As an international organization, PBI began in 1981. Since then, PBI has been invited to numerous countries where human rights workers were under threat. The PBI volunteers accompany these human rights workers and their families and in the process put their own lives at risk. Their courage in the face of difficult situations and the constant possibility of violence has been an inspiration to many, including myself. In all those years and all those various settings, no PBI volunteer has been killed, nor anyone they have accompanied, while in their presence. It is a testament to the power and possibility of nonviolence, and the fearlessness of those volunteers who profess it.

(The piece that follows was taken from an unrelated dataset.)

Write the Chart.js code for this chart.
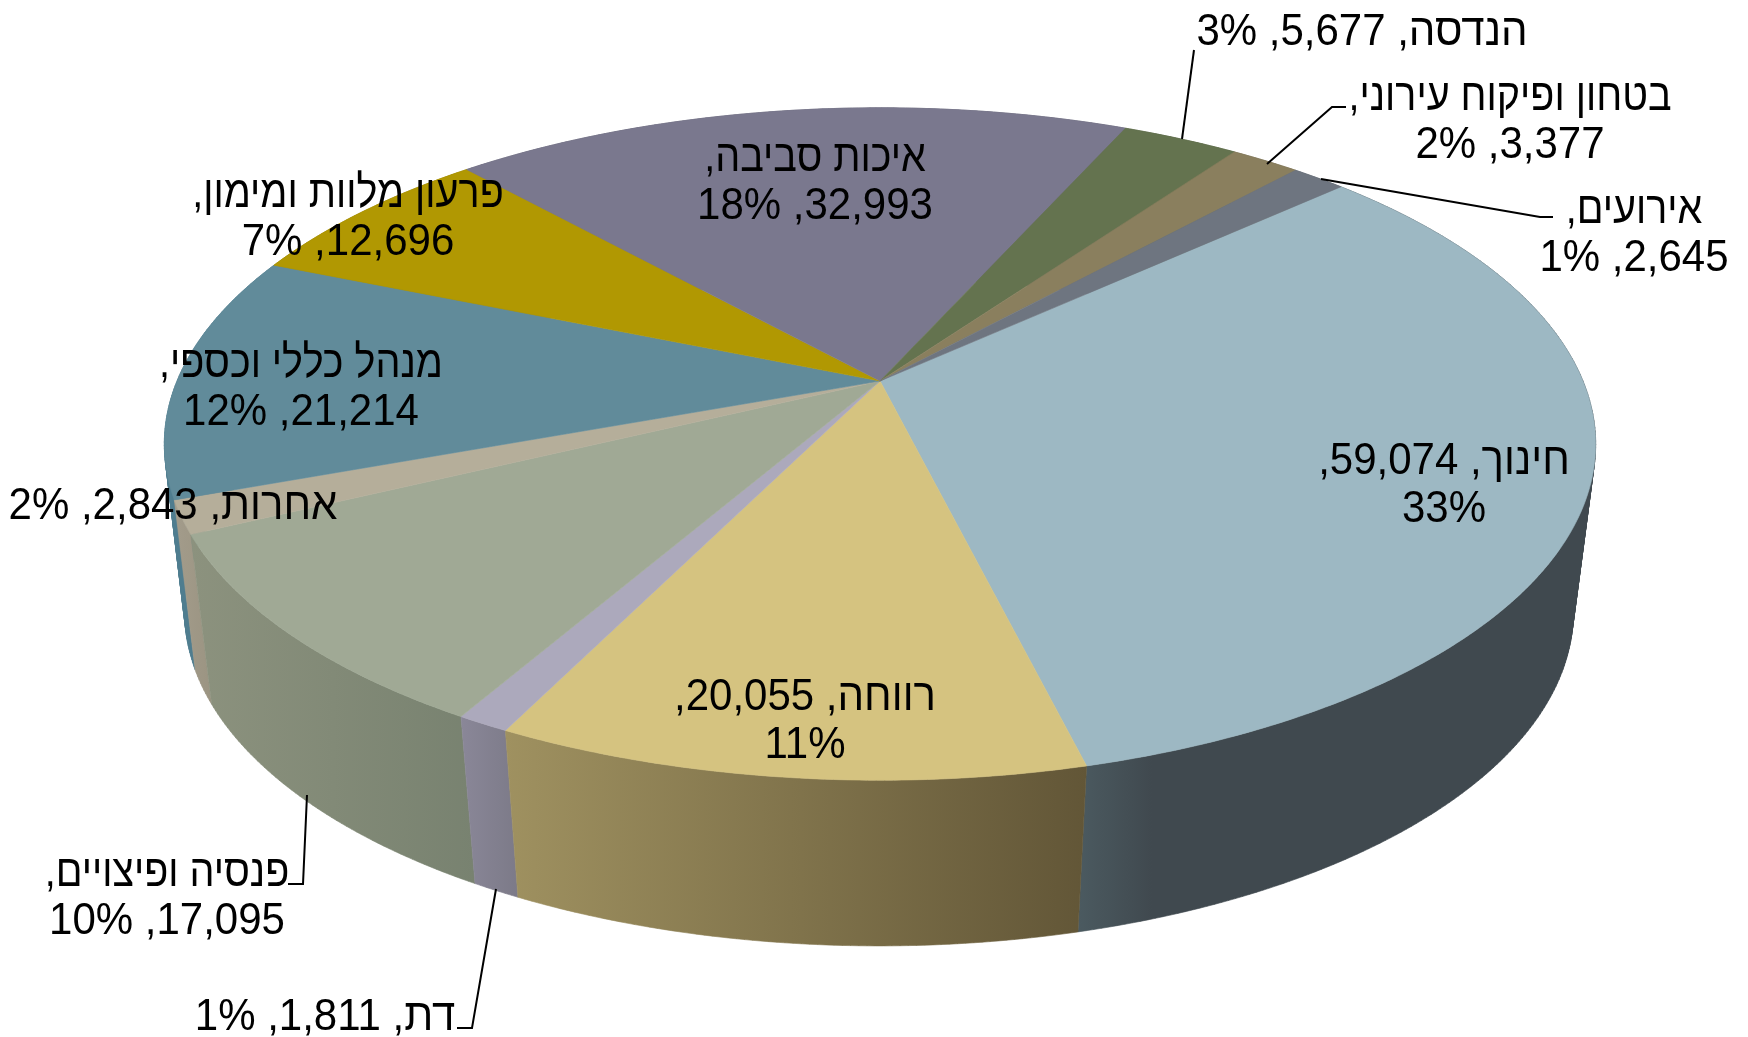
<!DOCTYPE html>
<html lang="he">
<head>
<meta charset="utf-8">
<title>תרשים</title>
<style>
  html, body { margin: 0; padding: 0; background: #fff; }
  canvas { display: block; }
</style>
<script src="https://cdn.jsdelivr.net/npm/chart.js@4"></script>
</head>
<body>
<canvas id="pieChart" width="1748" height="1037"></canvas>
<script>
const categories = ["חינוך", "רווחה", "דת", "פנסיה ופיצויים", "אחרות", "מנהל כללי וכספי", "פרעון מלוות ומימון", "איכות סביבה", "הנדסה", "בטחון ופיקוח עירוני", "אירועים"];
const values = [59074, 20055, 1811, 17095, 2843, 21214, 12696, 32993, 5677, 3377, 2645];
const percents = ["33%", "11%", "1%", "10%", "2%", "12%", "7%", "18%", "3%", "2%", "1%"];

const topColors = ["#9db8c3", "#d5c380", "#aca9bc", "#a0a995", "#b5ae9a", "#618b9a", "#b19802", "#7a788e", "#64734f", "#8a7f5e", "#6e7580"];
const wallColors = [
  ["#4b5a60", "#40494f", "#40494f", "#40494f", "#40494f", "#40494f", "#40494f", "#40494f"],
  ["#9f9160", "#625637"],
  ["#8a8798", "#7c7a88"],
  ["#8c927e", "#788270"],
  ["#a39c8b", "#9b9482"],
  ["#4f7d8f", "#4f7d8f"],
  ["#8a7700", "#8a7700"],
  ["#5f5e6f", "#5f5e6f"],
  ["#4e5a3e", "#4e5a3e"],
  ["#6c634a", "#6c634a"],
  ["#565c64", "#565c64"]
];

// where each label sits (centre x, first line y) and how it breaks
const labelPos = [[1444, 462], [805, 698], [325, 1018], [167, 874], [173, 507], [301, 365], [348, 195], [815, 159], [1362, 33], [1510, 98], [1634, 211]];
const labelBreak = ["pct", "pct", "none", "name", "none", "name", "name", "name", "none", "name", "name"];
const leaders = [
  [[1194, 50], [1182, 139]],
  [[1346, 107], [1332, 107], [1267, 164]],
  [[1553, 217], [1540, 217], [1321, 179]],
  [[288, 884], [303, 884], [307, 795]],
  [[457, 1028], [472, 1028], [496, 889]]
];

const rotationDeg = 47.6;

// the pie is a flat disc seen in perspective, top and bottom rims are two projections of the same circle
const topRim = { cx: 880, cy: 381, a: 703, b: 324.4, p: 0.1874 };
const bottomRim = { cx: 879, cy: 552, a: 683, b: 323, p: 0.18 };

function project(rim, angle) {
  const u = Math.cos(angle), v = Math.sin(angle);
  const d = 1 - rim.p * v;
  return [rim.cx + rim.a * u / d, rim.cy + rim.b * v / d];
}

function rimPoints(rim, start, end) {
  const pts = [];
  const n = Math.max(2, Math.ceil((end - start) / 0.01));
  for (let i = 0; i <= n; i++) {
    pts.push(project(rim, start + (end - start) * i / n));
  }
  return pts;
}

function tracePoly(ctx, pts) {
  pts.forEach((p, i) => i ? ctx.lineTo(p[0], p[1]) : ctx.moveTo(p[0], p[1]));
  ctx.closePath();
}

function signedArea(pts) {
  let s = 0;
  pts.forEach((p, i) => {
    const q = pts[(i + 1) % pts.length];
    s += p[0] * q[1] - q[0] * p[1];
  });
  return s;
}

function paint(ctx, fill) {
  ctx.fillStyle = fill;
  ctx.fill();
  // hides the hairline between neighbouring slices
  ctx.strokeStyle = fill;
  ctx.lineWidth = 0.6;
  ctx.stroke();
}

const perspectivePie = {
  id: "perspectivePie",
  beforeDatasetDraw(chart, args) {
    const ctx = chart.ctx;
    const arcs = chart.getDatasetMeta(args.index).data;

    // walls, farthest from the viewer first
    const order = arcs.map((a, i) => i).sort((i, j) => {
      const mi = Math.sin((arcs[i].startAngle + arcs[i].endAngle) / 2);
      const mj = Math.sin((arcs[j].startAngle + arcs[j].endAngle) / 2);
      return mi - mj;
    });
    order.forEach(i => {
      const top = rimPoints(topRim, arcs[i].startAngle, arcs[i].endAngle);
      const bottom = rimPoints(bottomRim, arcs[i].startAngle, arcs[i].endAngle);
      const xs = top.concat(bottom).map(p => p[0]);
      const grad = ctx.createLinearGradient(Math.min(...xs), 0, Math.max(...xs), 0);
      wallColors[i].forEach((c, k) => grad.addColorStop(k / (wallColors[i].length - 1), c));
      // quads all wound the same way in one path, so they fill without seams or holes
      ctx.beginPath();
      for (let k = 0; k < top.length - 1; k++) {
        const quad = [top[k], top[k + 1], bottom[k + 1], bottom[k]];
        tracePoly(ctx, signedArea(quad) < 0 ? quad.reverse() : quad);
      }
      paint(ctx, grad);
    });

    arcs.forEach(arc => {
      const rim = rimPoints(topRim, arc.startAngle, arc.endAngle);
      ctx.beginPath();
      tracePoly(ctx, [[topRim.cx, topRim.cy]].concat(rim));
      paint(ctx, arc.options.backgroundColor);
    });
    return false; // the library's own flat arcs are replaced by the above
  },
  afterDraw(chart) {
    const ctx = chart.ctx;
    ctx.save();
    ctx.strokeStyle = "#000";
    ctx.lineWidth = 2;
    leaders.forEach(line => {
      ctx.beginPath();
      line.forEach((p, i) => i ? ctx.lineTo(p[0], p[1]) : ctx.moveTo(p[0], p[1]));
      ctx.stroke();
    });
    ctx.fillStyle = "#000";
    ctx.font = '42px "Liberation Sans", Arial, sans-serif';
    ctx.direction = "rtl";
    ctx.textAlign = "center";
    ctx.textBaseline = "middle";
    categories.forEach((name, i) => {
      const val = values[i].toLocaleString("en-US");
      let lines;
      if (labelBreak[i] === "pct") lines = [name + ", " + val + ",", percents[i]];
      else if (labelBreak[i] === "name") lines = [name + ",", val + ", " + percents[i]];
      else lines = [name + ", " + val + ", " + percents[i]];
      lines.forEach((t, k) => {
        // reference type is a bit taller than wide, and its Hebrew narrower than Liberation's
        const onlyName = labelBreak[i] === "name" && k === 0;
        ctx.save();
        ctx.translate(labelPos[i][0], labelPos[i][1] + k * 48);
        ctx.scale(onlyName ? 0.94 : 1, 1.07);
        ctx.fillText(t, 0, 0);
        ctx.restore();
      });
    });
    ctx.restore();
  }
};

new Chart(document.getElementById("pieChart").getContext("2d"), {
  type: "pie",
  data: {
    labels: categories,
    datasets: [{
      data: values,
      backgroundColor: topColors,
      borderWidth: 0
    }]
  },
  options: {
    responsive: false,
    animation: false,
    rotation: rotationDeg,
    plugins: {
      legend: { display: false },
      tooltip: { enabled: false }
    }
  },
  plugins: [perspectivePie]
});
</script>
</body>
</html>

We are in need of greater fearlessness! The challenges of the day can send one hiding in a corner or lashing out in anger and despair. What we need instead is people with the courage to face our fears and forge the alternative future we envision.

We know that hiding in the corner doesn’t help. We can understand a child who is afraid of the dark, and we will take opportunities to make them more comfortable with darkness. But it’s harder to excuse the adult who is afraid of the light. Too often fear, originating in issues of the past or expectations for the future, immobilizes. If only we can live more in the present, we will realize we are alive, the sky is still above us and the earth under our feet. 

Some believe that fear is also the origin of anger and even hate. They define hate as a secondary emotion that arises from fear. It could be the fear of rejection or loss; the fear of abandonment or replacement; the fear of mortality and death. We saw this relationship between fear and hate come into clearer focus in the recent “hate crime” in Buffalo, where the killer cited the “Replacement Theory” for murdering 10 Black people in the Tops supermarket. His writings included “statements that his motivation for the attack was to prevent Black people from replacing white people and eliminating the white race, and to inspire others to commit similar racially-motivated attacks.” 

There are those who believe the addiction to guns in this country is the result of fear. Most research comparing gun owners to non-gun owners suggests that ownership is rooted in fear. And a 2018 study found that there were more guns in the U.S. than people; 393.3 million weapons to 330 million people. We are the only country in the world with more guns than people! All reports since 2018 suggest the numbers have only increased in the last four years, as mass shootings heighten the fear of government intervention and gun owners stock up on new weapons. 

A case in point: there were approximately 8.5 million assault weapons in circulation after the assault weapons ban ended in 2004. In 2020, the National Shooting Sports Foundation estimated there were around 19.8 million. 

Perhaps if gun owners are fated to be fearful people, they should be afraid of the statistics. Owning a firearm is linked to increased risks of suicide, accidental injury and death and violence against women. One can speculate on the fear factors involved in preferring concealed carry to a locked cabinet at home; or if gun owners have better mental health and sounder sleep.

Gandhi wrote rather extensively about fear. “When God is our protector and companion, why or whom shall we fear, however fierce be the storm, however deep the darkness.” And again, “Fear is a worse disease than malaria or Kalaazar; these diseases kill the body, fear kills the soul. A fear-stricken man can never know God, and one who knows God will never fear a mortal man.”

The Christian faith also seems clear, which makes one wonder what Bible, gun-toting pastors and church ushers, are reading? Try, “There is no room for fear in love; perfect love banishes fear.” And again, for those who allow their fear to turn into hate; “If a man says, ‘I love God,’ while hating his brother, he is a liar.”

Or, if you prefer, skip Gandhi and religious sentiment. Try the Oval Office of another age, “The only thing we have to fear is fear itself.”